4. The testimony to the resurrection is from multiple sources. Paul mentions hundreds of people (1 Corinthians 15:5-8).

5. The testimony to the resurrection is detailed. Paul names people and mentions identifiable groups, he mentions witnesses in their chronological order ("then", "after that", and "last of all" in 1 Corinthians 15:5-8), and he knows what proportion of the witnesses are still living (1 Corinthians 15:6).

6. The testimony to the resurrection comes from eyewitnesses. Paul was an eyewitness (1 Corinthians 15:8), and other eyewitnesses were giving their testimony (1 Corinthians 15:11).

7. The testimony to the resurrection comes not only from individual experiences, but also from group experiences. Hallucinations are individual experiences, but the apostles saw the risen Jesus together, as did more than 500 people at once (1 Corinthians 15:5-7).

8. The largest group mentioned in 1 Corinthians 15 is referred to as seeing Jesus "at one time" (1 Corinthians 15:6), not just around the same time. The fact that such a detail is included indicates that the early Christians were aware of the significance of group appearances and were interested in preserving such details.

9. Some of the witnesses saw Jesus more than once. Peter apparently was present for at least three of the appearances (1 Corinthians 15:5, 15:7)

10. The appearances must have occurred over a lengthy enough period of time to allow Peter to be alone or with different groups of people for multiple appearances.

11. The testimony to the resurrection doesn’t just come from people who were already believers when they saw the risen Jesus (1 Corinthians 15:9).

12. The testimony to the resurrection is given realistically. Paul understood the significance of what he was asserting ("of first importance" in 1 Corinthians 15:3 and 1 Corinthians 15:14-19).

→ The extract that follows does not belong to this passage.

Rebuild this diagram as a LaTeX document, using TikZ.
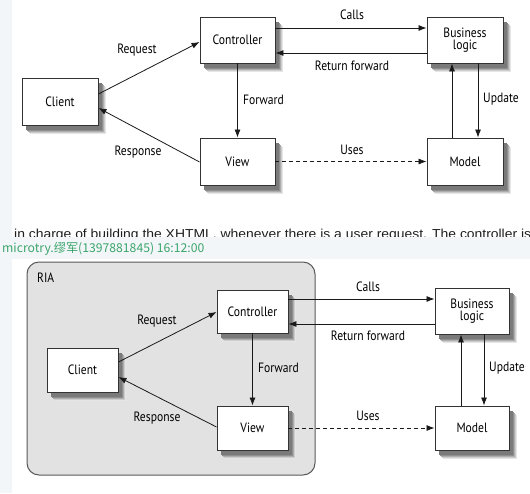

13. The testimony to the resurrection was given by people willing to suffer for what they were testifying to (1 Corinthians 15:30-32).

14. The testimony to the resurrection was reevaluated on an ongoing basis. Even about two to three decades after the resurrection occurred, Paul was following the lives of the other resurrection witnesses so closely that he knew that a majority of the more than 500 people he mentions were still living, though some had died (1 Corinthians 5:6). Apparently, Paul was being careful with the data he was citing and was continually thinking about it and rethinking it. He wasn’t being careless.

15. The testimony to the resurrection is unified. Whatever false views non-leaders in the early church may have adopted, the leaders of the church, including Jesus’ closest disciples, were agreed in what they were teaching on the subject (1 Corinthians 15:11).

Such facts and others can also be derived from other early Christian sources. But even from 1 Corinthians alone, especially chapter 15, a document that both liberals and conservatives accept as early and as written by Paul, we can dismiss many popular arguments against the traditional Christian view of Jesus’ resurrection. The claim that the resurrection belief came from unhistorical legends that gradually developed over time is refuted by the earliness of 1 Corinthians and the creed of 1 Corinthians 15. The theory that the witnesses of the risen Christ were hallucinating is inconsistent with the unbelief of some of the witnesses, the realism and carefulness of Paul’s testimony, and the fact that Jesus sometimes appeared to multiple people at once. Other skeptical theories likewise can’t survive the scrutiny of this one passage, much less the combined scrutiny of all of the evidence.